* begin RECORDS SUPPLIED *

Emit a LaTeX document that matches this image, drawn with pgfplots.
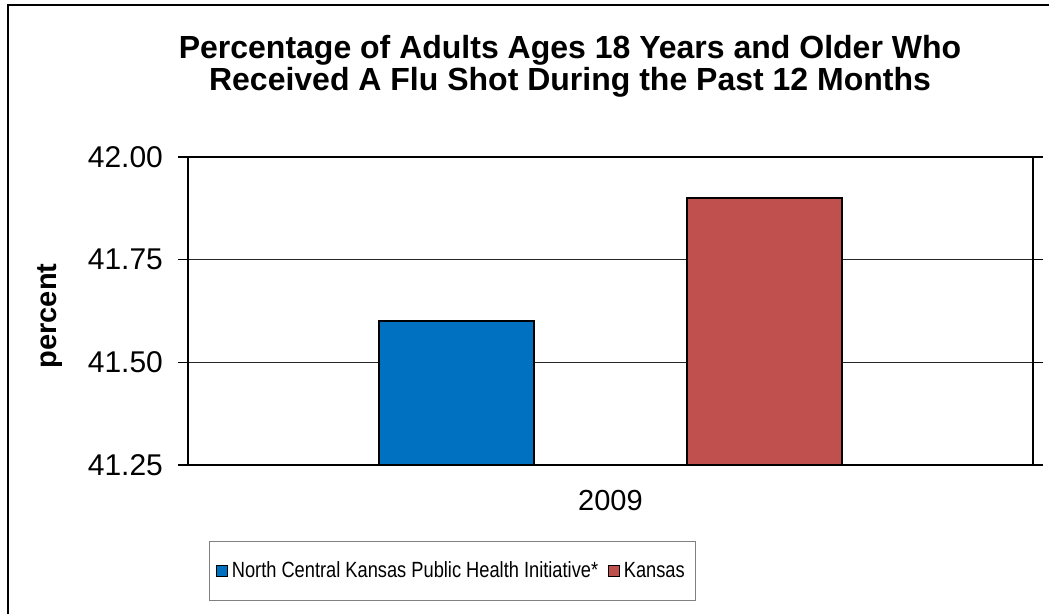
\documentclass[border=0pt]{standalone}
\usepackage{pgfplots}
\pgfplotsset{compat=1.18}
\usepackage{fontspec}
\setmainfont{Liberation Sans}
\newfontfamily\narrowfont{Liberation Sans}[FakeStretch=0.83]
\definecolor{ncblue}{RGB}{0,112,192}
\definecolor{ksred}{RGB}{192,80,77}
\begin{document}
\begin{tikzpicture}
\path[use as bounding box] (0,0) rectangle (524.5pt,307pt);
\draw[line width=0.7pt] (4pt,-10pt) -- (4pt,304.5pt) -- (540pt,304.5pt);
\node[align=center, font=\fontsize{16}{16}\selectfont\bfseries] at (285pt,274pt)
  {Percentage of Adults Ages 18 Years and Older Who\\Received A Flu Shot During the Past 12 Months};
\begin{axis}[
  at={(94pt,74.5pt)}, anchor=south west,
  width=422.5pt, height=154pt, scale only axis,
  ybar, bar width=77.5pt,
  xmin=0, xmax=2, ymin=41.25, ymax=42,
  xtick={1}, xticklabels={2009},
  xtick style={draw=none},
  ytick={41.25,41.5,41.75,42},
  yticklabel style={/pgf/number format/fixed, /pgf/number format/precision=2,
    /pgf/number format/fixed zerofill, /pgf/number format/assume math mode=true,
    font=\fontsize{15}{16}\selectfont, xshift=-4pt},
  xticklabel style={font=\fontsize{14.5}{16}\selectfont, yshift=-4pt},
  y tick style={black, line width=0.6pt},
  tick align=outside, major tick length=5pt,
  ymajorgrids, grid style={black!85, line width=0.5pt},
  axis line style={black, line width=1pt},
  ylabel={percent},
  every axis y label/.style={at={(axis description cs:-0.1633,0.484)}, rotate=90, anchor=center,
    font=\fontsize{14.5}{16}\selectfont\bfseries},
  legend columns=2,
  legend style={at={(axis description cs:0.313,-0.344)}, anchor=center,
    draw=gray, line width=0.5pt, font=\narrowfont\fontsize{11}{13}\selectfont,
    inner xsep=3.5pt, inner ysep=8pt, /tikz/every even column/.append style={column sep=3pt}},
  legend image code/.code={\draw[#1, draw=black, line width=0.6pt, bar shift=0pt] (0pt,-2.6pt) rectangle (5.2pt,2.6pt);},
]
\addplot[fill=ncblue, draw=black, line width=1pt, bar shift=-77pt] coordinates {(1,41.6)};
\addplot[fill=ksred, draw=black, line width=1pt, bar shift=77pt] coordinates {(1,41.9)};
\legend{North Central Kansas Public Health Initiative*, Kansas}
\end{axis}
\end{tikzpicture}
\end{document}
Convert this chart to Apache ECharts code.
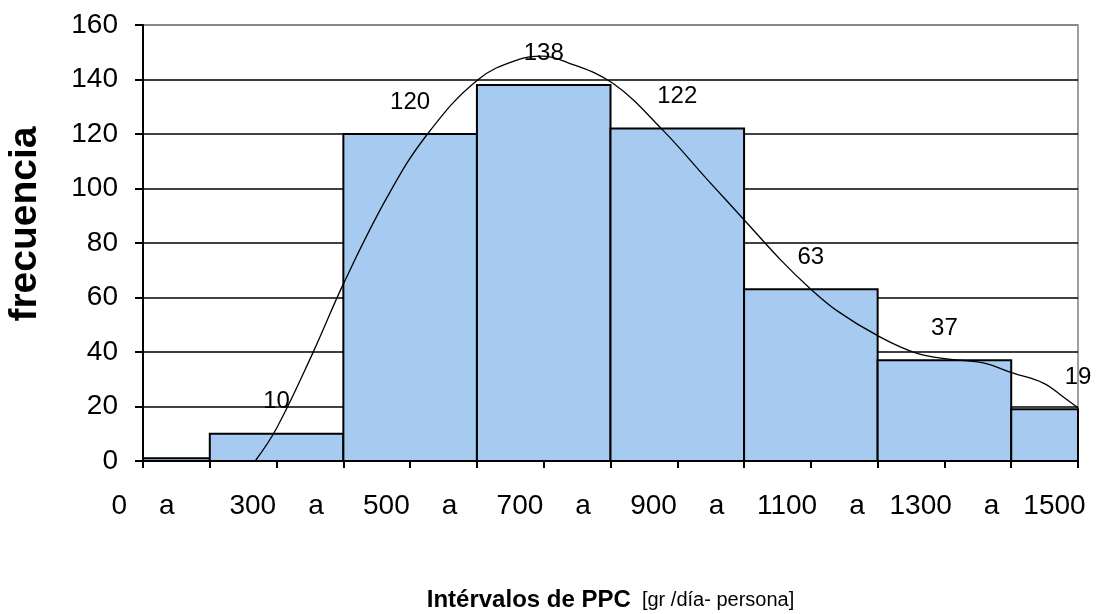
<!DOCTYPE html>
<html>
<head>
<meta charset="utf-8">
<script src="https://cdn.jsdelivr.net/npm/echarts@6/dist/echarts.min.js"></script>
<style>
  html, body { margin: 0; padding: 0; background: #fff; }
  #chart { width: 1105px; height: 614px; }
</style>
</head>
<body>
<div id="chart"></div>
<script>
// Class labels (category axis) and frequencies per class
const categories = ['0 a', '300 a', '500 a', '700 a', '900 a', '1100 a', '1300 a', '1500'];
const frequencies = [1, 10, 120, 138, 122, 63, 37, 19];

// Y axis ticks
const yMin = 0, yMax = 160, yStep = 20;

// Fitted curve (x in class-position units, y in frequency)
const curveX = [0.84, 1.00, 1.27, 1.51, 1.83, 2.13, 2.51, 2.82, 2.99, 3.17, 3.52, 3.89, 4.23, 4.51, 4.77, 4.99, 5.20, 5.50, 5.79, 6.05, 6.29, 6.51, 6.74, 6.89, 7.00];
const curveY = [0, 12, 39.5, 66, 97, 120, 140, 147.5, 148.6, 146.4, 138.5, 121.5, 103, 88, 74, 63.5, 55, 46, 39.6, 37.3, 36, 32.3, 28.6, 23.5, 19.5];

const FONT = 'Liberation Sans, Arial, sans-serif';
const chart = echarts.init(document.getElementById('chart'), null, { renderer: 'canvas' });

const barData = frequencies.map((v, i) => [i, v]);
const curveData = curveX.map((x, i) => [x, curveY[i]]);

const splitColors = [];
for (let v = yMin; v <= yMax; v += yStep) splitColors.push(v === yMax ? '#808080' : '#000000');

function renderBar(params, api) {
  const idx = api.value(0);
  const val = api.value(1);
  const pTop = api.coord([idx - 0.5, val]);
  const pBot = api.coord([idx + 0.5, 0]);
  const cs = params.coordSys;
  const rect = echarts.graphic.clipRectByRect(
    { x: pTop[0], y: pTop[1], width: pBot[0] - pTop[0], height: pBot[1] - pTop[1] },
    { x: cs.x, y: cs.y, width: cs.width, height: cs.height }
  );
  const children = [];
  if (rect) {
    children.push({
      type: 'rect',
      shape: rect,
      style: { fill: '#A6CAF0', stroke: '#000', lineWidth: 2 }
    });
  }
  if (params.dataIndex > 0) {
    const c = api.coord([idx, val]);
    children.push({
      type: 'text',
      x: c[0], y: c[1] - 20,
      style: { text: String(val), align: 'center', verticalAlign: 'bottom', fontSize: 24, fontFamily: FONT, fill: '#000' }
    });
  }
  return { type: 'group', children: children };
}

chart.setOption({
  animation: false,
  backgroundColor: '#ffffff',
  grid: {
    left: 143, right: 27, top: 25, bottom: 153,
    outerBoundsMode: 'none',
    containLabel: false,
    show: true, borderColor: '#808080', borderWidth: 1.5, backgroundColor: 'transparent'
  },
  xAxis: [
    {
      type: 'category',
      data: categories,
      boundaryGap: false,
      position: 'bottom',
      offset: 0,
      axisLine: { show: true, lineStyle: { color: '#000', width: 2 } },
      axisTick: { show: false },
      splitLine: { show: false },
      axisLabel: {
        interval: 0,
        margin: 31,
        color: '#000',
        fontFamily: FONT,
        fontSize: 28,
        formatter: function (v) {
          const parts = v.split(' ');
          return parts.length > 1 ? '{n|' + parts[0] + '}{a|' + parts[1] + '}' : '{n|' + parts[0] + '}{e|}';
        },
        rich: {
          n: { fontSize: 28, fontFamily: FONT, color: '#000' },
          a: { fontSize: 28, fontFamily: FONT, color: '#000', padding: [0, 0, 0, 32] },
          e: { width: 47 }
        }
      },
      name: '{b|Intérvalos de PPC}{n|  [gr /día- persona]}',
      nameLocation: 'middle',
      nameGap: 127,
      nameTextStyle: {
        rich: {
          b: { fontSize: 24, fontWeight: 'bold', fontFamily: FONT, color: '#000' },
          n: { fontSize: 20, fontFamily: FONT, color: '#000' }
        }
      }
    },
    {
      type: 'value',
      min: 0, max: 7, interval: 0.5,
      position: 'bottom',
      offset: 0,
      axisLine: { show: false },
      axisTick: { show: true, length: 7, lineStyle: { color: '#000', width: 2 } },
      axisLabel: { show: false },
      splitLine: { show: false }
    }
  ],
  yAxis: {
    type: 'value',
    min: yMin, max: yMax, interval: yStep,
    axisLine: { show: true, lineStyle: { color: '#000', width: 2 } },
    axisTick: { show: true, length: 8, lineStyle: { color: '#000', width: 2 } },
    axisLabel: { color: '#000', fontFamily: FONT, fontSize: 28, margin: 25 },
    splitLine: { show: true, lineStyle: { color: splitColors, width: 1.5 } },
    name: 'frecuencia',
    nameLocation: 'middle',
    nameGap: 98,
    nameTextStyle: { fontSize: 39, fontWeight: 'bold', fontFamily: FONT, color: '#000', padding: [0, 0, 0, 38] }
  },
  series: [
    {
      type: 'custom',
      coordinateSystem: 'cartesian2d',
      xAxisIndex: 1,
      yAxisIndex: 0,
      data: barData,
      encode: { x: 0, y: 1 },
      renderItem: renderBar,
      z: 2
    },
    {
      type: 'line',
      xAxisIndex: 1,
      data: curveData,
      smooth: 0.4,
      symbol: 'none',
      clip: true,
      lineStyle: { color: '#000', width: 1.3 },
      z: 3
    }
  ]
});
</script>
</body>
</html>
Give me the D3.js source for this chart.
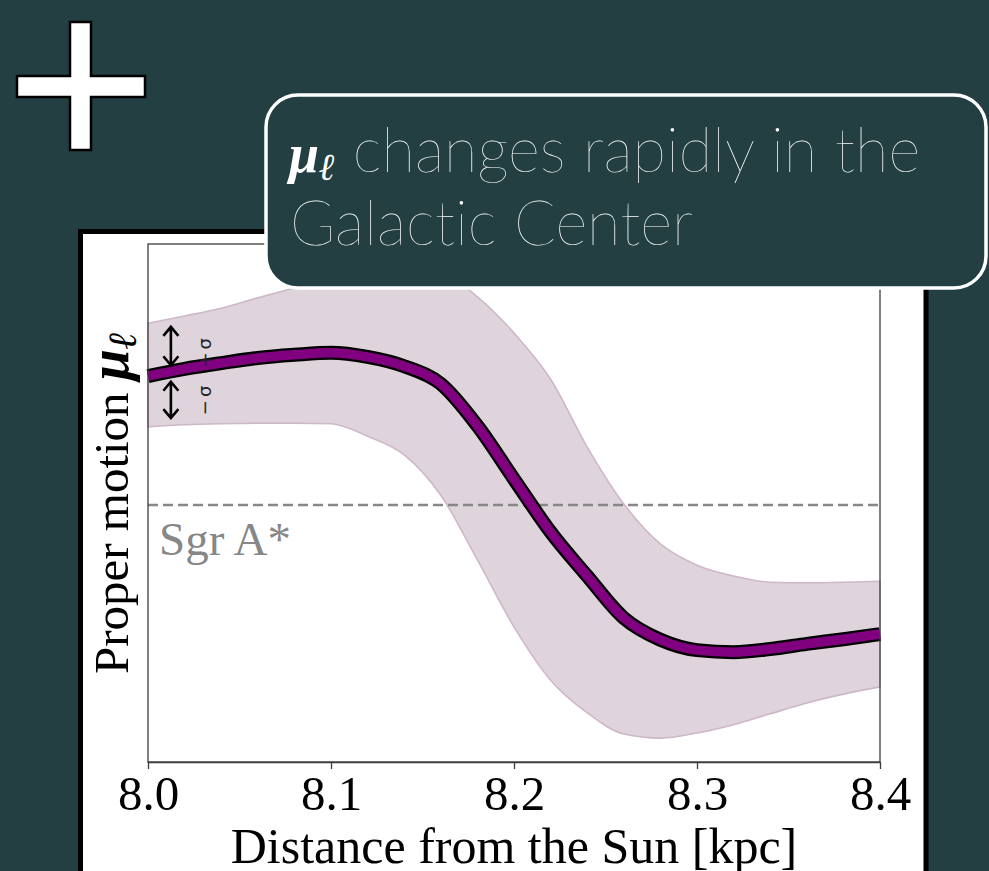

* end RECORDS SUPPLIED *

-- WHAT YOU WILL DO --
Find how many lines in the listing hold "this", and reply with that number only.

-- EXERCISE OUTPUT --
3